## CHALLENGE
Reproduce the listing exactly, with no pictures in your copy.

## GIVEN MATERIAL
☆ ☆ ☆ ☆
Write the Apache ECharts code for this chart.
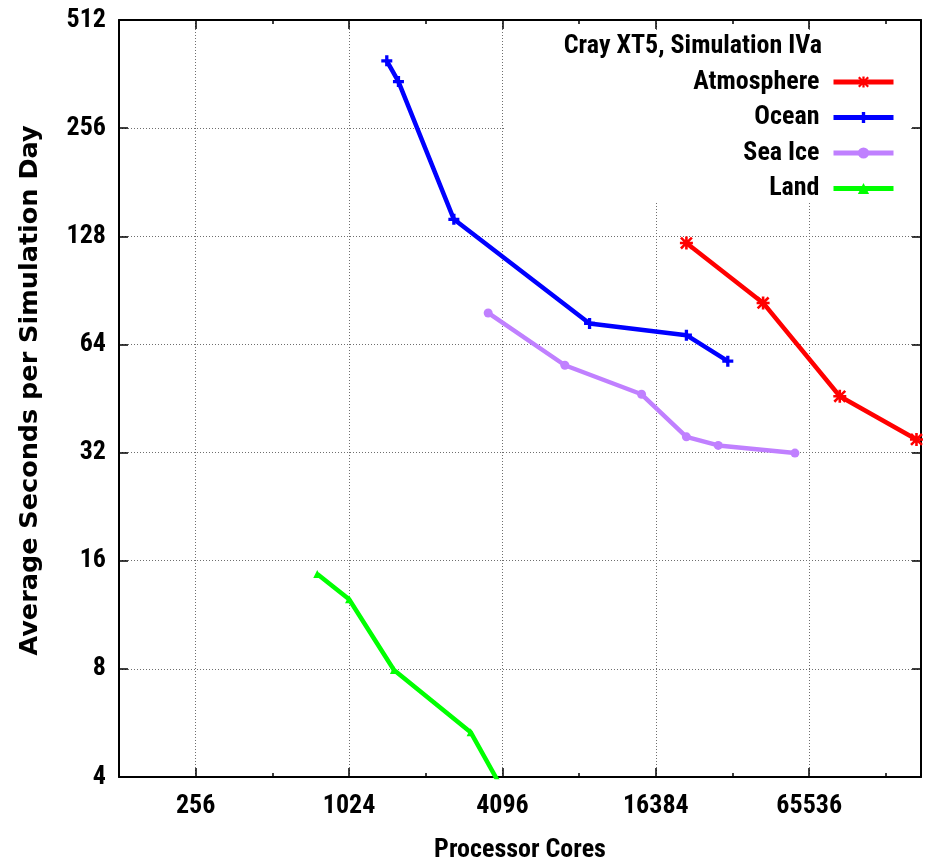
<!DOCTYPE html>
<html><head><meta charset="utf-8">
<script src="https://cdn.jsdelivr.net/npm/echarts@6/dist/echarts.min.js"></script>
<style>html,body{margin:0;padding:0;background:#fff}#c{width:931px;height:866px}</style>
</head><body><div id="c"></div>
<script>
// ---- data ----
const seriesNames = ['Atmosphere', 'Ocean', 'Sea Ice', 'Land'];
const atmosphereCores   = [21600, 43200, 86400, 172800];
const atmosphereSeconds = [122.6, 83.5, 45.9, 34.8];
const oceanCores   = [1440, 1600, 2640, 9000, 21600, 31400];
const oceanSeconds = [394, 345, 142.7, 73.2, 67.9, 57.5];
const seaIceCores   = [3600, 7200, 14400, 21600, 28800, 57600];
const seaIceSeconds = [78.3, 56.0, 46.5, 35.4, 33.5, 31.9];
const landCores   = [768, 1024, 1536, 3072, 4096];
const landSeconds = [14.7, 12.5, 7.94, 5.33, 3.7];
const xMajorTicks = [256, 1024, 4096, 16384, 65536];
const yTickLabels = [4, 8, 16, 32, 64, 128, 256, 512];
const keyTitle = 'Cray XT5, Simulation IVa';
const xTitle = 'Processor Cores';
const yTitle = 'Average Seconds per Simulation Day';

// ---- styling ----
const NARROW = "'Roboto Condensed', 'DejaVu Sans Condensed', Roboto, sans-serif";
const WIDE = "'DejaVu Sans', sans-serif";
const dotted = { color: '#6e6e6e', width: 1, type: [1, 2] };
const colors = ['#ff0000', '#0000ff', '#c080ff', '#00ff00'];
const symbols = [
  'path://M4,0H6V4H10V6H6V10H4V6H0V4H4Z M1.5,0.1L5,3.6L8.5,0.1L9.9,1.5L6.4,5L9.9,8.5L8.5,9.9L5,6.4L1.5,9.9L0.1,8.5L3.6,5L0.1,1.5Z',
  'path://M3.5,0H6.5V3.5H10V6.5H6.5V10H3.5V6.5H0V3.5H3.5Z',
  'circle',
  'triangle'
];
const symbolSizes = [13, 11, 9, 8];

const zip = (a, b) => a.map((v, i) => [v, b[i]]);
const seriesData = [
  zip(atmosphereCores, atmosphereSeconds),
  zip(oceanCores, oceanSeconds),
  zip(seaIceCores, seaIceSeconds),
  zip(landCores, landSeconds)
];

const xCommon = { type: 'log', logBase: 2, min: 128, max: 180000, gridIndex: 0 };
const yCommon = { type: 'log', logBase: 2, min: 4, max: 512, interval: 1, gridIndex: 0 };
const blackLine = { show: true, lineStyle: { color: '#000', width: 2 } };
const txt = (size) => ({ fontFamily: NARROW, fontSize: size, fontWeight: 'bold', color: '#000' });

const chart = echarts.init(document.getElementById('c'), null, { renderer: 'canvas' });
chart.setOption({
  animation: false,
  backgroundColor: '#fff',
  grid: { left: 119, right: 10, top: 20, bottom: 89, outerBoundsMode: 'none', containLabel: false },
  title: {
    text: keyTitle, right: 109, top: 33, padding: 0, z: 10,
    textStyle: txt(26)
  },
  legend: {
    data: seriesNames, orient: 'vertical', align: 'right', right: 35, top: 69, padding: 0,
    itemGap: 9.5, itemWidth: 60, itemHeight: 14, selectedMode: false, z: 10,
    lineStyle: { width: 5 },
    textStyle: Object.assign(txt(26), { padding: [0, 9, 0, 0] })
  },
  graphic: [{ type: 'rect', shape: { x: 505, y: 30, width: 406, height: 173 }, style: { fill: '#fff' }, z: 3, silent: true }],
  xAxis: [
    Object.assign({}, xCommon, {
      position: 'bottom', interval: 1,
      name: xTitle, nameLocation: 'middle', nameGap: 60,
      nameTextStyle: txt(26),
      axisLine: blackLine,
      axisTick: { show: true, inside: true, length: 9, customValues: xMajorTicks, lineStyle: { color: '#000', width: 1.5 } },
      axisLabel: Object.assign(txt(26), { show: true, margin: 16, customValues: xMajorTicks, formatter: v => String(Math.round(v)) }),
      splitLine: { show: true, lineStyle: dotted }
    }),
    Object.assign({}, xCommon, {
      position: 'bottom', interval: 1,
      axisLine: { show: false },
      axisTick: { show: true, inside: true, length: 4, lineStyle: { color: '#000', width: 1.5 } },
      axisLabel: { show: false }, splitLine: { show: false }
    }),
    Object.assign({}, xCommon, {
      position: 'top', interval: 1,
      axisLine: blackLine,
      axisTick: { show: true, inside: true, length: 9, customValues: xMajorTicks, lineStyle: { color: '#000', width: 1.5 } },
      axisLabel: { show: false }, splitLine: { show: false }
    }),
    Object.assign({}, xCommon, {
      position: 'top', interval: 1,
      axisLine: { show: false },
      axisTick: { show: true, inside: true, length: 4, lineStyle: { color: '#000', width: 1.5 } },
      axisLabel: { show: false }, splitLine: { show: false }
    })
  ],
  yAxis: [
    Object.assign({}, yCommon, {
      position: 'left',
      name: yTitle, nameLocation: 'middle', nameGap: 76, nameRotate: 90,
      nameTextStyle: { fontFamily: WIDE, fontSize: 25.5, fontWeight: 'bold', color: '#000', padding: [0, 0, 0, 16] },
      axisLine: blackLine,
      axisTick: { show: true, inside: true, length: 9, lineStyle: { color: '#000', width: 1.5 } },
      axisLabel: Object.assign(txt(26), {
        show: true, margin: 13,
        formatter: v => yTickLabels.indexOf(Math.round(v)) >= 0 ? String(Math.round(v)) : ''
      }),
      splitLine: { show: true, lineStyle: dotted }
    }),
    Object.assign({}, yCommon, {
      position: 'right',
      axisLine: blackLine,
      axisTick: { show: true, inside: true, length: 9, lineStyle: { color: '#000', width: 1.5 } },
      axisLabel: { show: false }, splitLine: { show: false }
    })
  ],
  series: seriesNames.map((name, i) => ({
    name: name, type: 'line', xAxisIndex: 0, yAxisIndex: 0,
    data: seriesData[i], clip: true,
    symbol: symbols[i], symbolSize: symbolSizes[i], showSymbol: true,
    itemStyle: { color: colors[i] },
    lineStyle: { color: colors[i], width: 4.5 },
    z: 2
  }))
});
</script></body></html>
☆ ☆ ☆ ☆
## FINAL RESULT
Write the Apache ECharts code for this chart.
<!DOCTYPE html>
<html><head><meta charset="utf-8">
<script src="https://cdn.jsdelivr.net/npm/echarts@6/dist/echarts.min.js"></script>
<style>html,body{margin:0;padding:0;background:#fff}#c{width:931px;height:866px}</style>
</head><body><div id="c"></div>
<script>
// ---- data ----
const seriesNames = ['Atmosphere', 'Ocean', 'Sea Ice', 'Land'];
const atmosphereCores   = [21600, 43200, 86400, 172800];
const atmosphereSeconds = [122.6, 83.5, 45.9, 34.8];
const oceanCores   = [1440, 1600, 2640, 9000, 21600, 31400];
const oceanSeconds = [394, 345, 142.7, 73.2, 67.9, 57.5];
const seaIceCores   = [3600, 7200, 14400, 21600, 28800, 57600];
const seaIceSeconds = [78.3, 56.0, 46.5, 35.4, 33.5, 31.9];
const landCores   = [768, 1024, 1536, 3072, 4096];
const landSeconds = [14.7, 12.5, 7.94, 5.33, 3.7];
const xMajorTicks = [256, 1024, 4096, 16384, 65536];
const yTickLabels = [4, 8, 16, 32, 64, 128, 256, 512];
const keyTitle = 'Cray XT5, Simulation IVa';
const xTitle = 'Processor Cores';
const yTitle = 'Average Seconds per Simulation Day';

// ---- styling ----
const NARROW = "'Roboto Condensed', 'DejaVu Sans Condensed', Roboto, sans-serif";
const WIDE = "'DejaVu Sans', sans-serif";
const dotted = { color: '#6e6e6e', width: 1, type: [1, 2] };
const colors = ['#ff0000', '#0000ff', '#c080ff', '#00ff00'];
const symbols = [
  'path://M4,0H6V4H10V6H6V10H4V6H0V4H4Z M1.5,0.1L5,3.6L8.5,0.1L9.9,1.5L6.4,5L9.9,8.5L8.5,9.9L5,6.4L1.5,9.9L0.1,8.5L3.6,5L0.1,1.5Z',
  'path://M3.5,0H6.5V3.5H10V6.5H6.5V10H3.5V6.5H0V3.5H3.5Z',
  'circle',
  'triangle'
];
const symbolSizes = [13, 11, 9, 8];

const zip = (a, b) => a.map((v, i) => [v, b[i]]);
const seriesData = [
  zip(atmosphereCores, atmosphereSeconds),
  zip(oceanCores, oceanSeconds),
  zip(seaIceCores, seaIceSeconds),
  zip(landCores, landSeconds)
];

const xCommon = { type: 'log', logBase: 2, min: 128, max: 180000, gridIndex: 0 };
const yCommon = { type: 'log', logBase: 2, min: 4, max: 512, interval: 1, gridIndex: 0 };
const blackLine = { show: true, lineStyle: { color: '#000', width: 2 } };
const txt = (size) => ({ fontFamily: NARROW, fontSize: size, fontWeight: 'bold', color: '#000' });

const chart = echarts.init(document.getElementById('c'), null, { renderer: 'canvas' });
chart.setOption({
  animation: false,
  backgroundColor: '#fff',
  grid: { left: 119, right: 10, top: 20, bottom: 89, outerBoundsMode: 'none', containLabel: false },
  title: {
    text: keyTitle, right: 109, top: 33, padding: 0, z: 10,
    textStyle: txt(26)
  },
  legend: {
    data: seriesNames, orient: 'vertical', align: 'right', right: 35, top: 69, padding: 0,
    itemGap: 9.5, itemWidth: 60, itemHeight: 14, selectedMode: false, z: 10,
    lineStyle: { width: 5 },
    textStyle: Object.assign(txt(26), { padding: [0, 9, 0, 0] })
  },
  graphic: [{ type: 'rect', shape: { x: 505, y: 30, width: 406, height: 173 }, style: { fill: '#fff' }, z: 3, silent: true }],
  xAxis: [
    Object.assign({}, xCommon, {
      position: 'bottom', interval: 1,
      name: xTitle, nameLocation: 'middle', nameGap: 60,
      nameTextStyle: txt(26),
      axisLine: blackLine,
      axisTick: { show: true, inside: true, length: 9, customValues: xMajorTicks, lineStyle: { color: '#000', width: 1.5 } },
      axisLabel: Object.assign(txt(26), { show: true, margin: 16, customValues: xMajorTicks, formatter: v => String(Math.round(v)) }),
      splitLine: { show: true, lineStyle: dotted }
    }),
    Object.assign({}, xCommon, {
      position: 'bottom', interval: 1,
      axisLine: { show: false },
      axisTick: { show: true, inside: true, length: 4, lineStyle: { color: '#000', width: 1.5 } },
      axisLabel: { show: false }, splitLine: { show: false }
    }),
    Object.assign({}, xCommon, {
      position: 'top', interval: 1,
      axisLine: blackLine,
      axisTick: { show: true, inside: true, length: 9, customValues: xMajorTicks, lineStyle: { color: '#000', width: 1.5 } },
      axisLabel: { show: false }, splitLine: { show: false }
    }),
    Object.assign({}, xCommon, {
      position: 'top', interval: 1,
      axisLine: { show: false },
      axisTick: { show: true, inside: true, length: 4, lineStyle: { color: '#000', width: 1.5 } },
      axisLabel: { show: false }, splitLine: { show: false }
    })
  ],
  yAxis: [
    Object.assign({}, yCommon, {
      position: 'left',
      name: yTitle, nameLocation: 'middle', nameGap: 76, nameRotate: 90,
      nameTextStyle: { fontFamily: WIDE, fontSize: 25.5, fontWeight: 'bold', color: '#000', padding: [0, 0, 0, 16] },
      axisLine: blackLine,
      axisTick: { show: true, inside: true, length: 9, lineStyle: { color: '#000', width: 1.5 } },
      axisLabel: Object.assign(txt(26), {
        show: true, margin: 13,
        formatter: v => yTickLabels.indexOf(Math.round(v)) >= 0 ? String(Math.round(v)) : ''
      }),
      splitLine: { show: true, lineStyle: dotted }
    }),
    Object.assign({}, yCommon, {
      position: 'right',
      axisLine: blackLine,
      axisTick: { show: true, inside: true, length: 9, lineStyle: { color: '#000', width: 1.5 } },
      axisLabel: { show: false }, splitLine: { show: false }
    })
  ],
  series: seriesNames.map((name, i) => ({
    name: name, type: 'line', xAxisIndex: 0, yAxisIndex: 0,
    data: seriesData[i], clip: true,
    symbol: symbols[i], symbolSize: symbolSizes[i], showSymbol: true,
    itemStyle: { color: colors[i] },
    lineStyle: { color: colors[i], width: 4.5 },
    z: 2
  }))
});
</script></body></html>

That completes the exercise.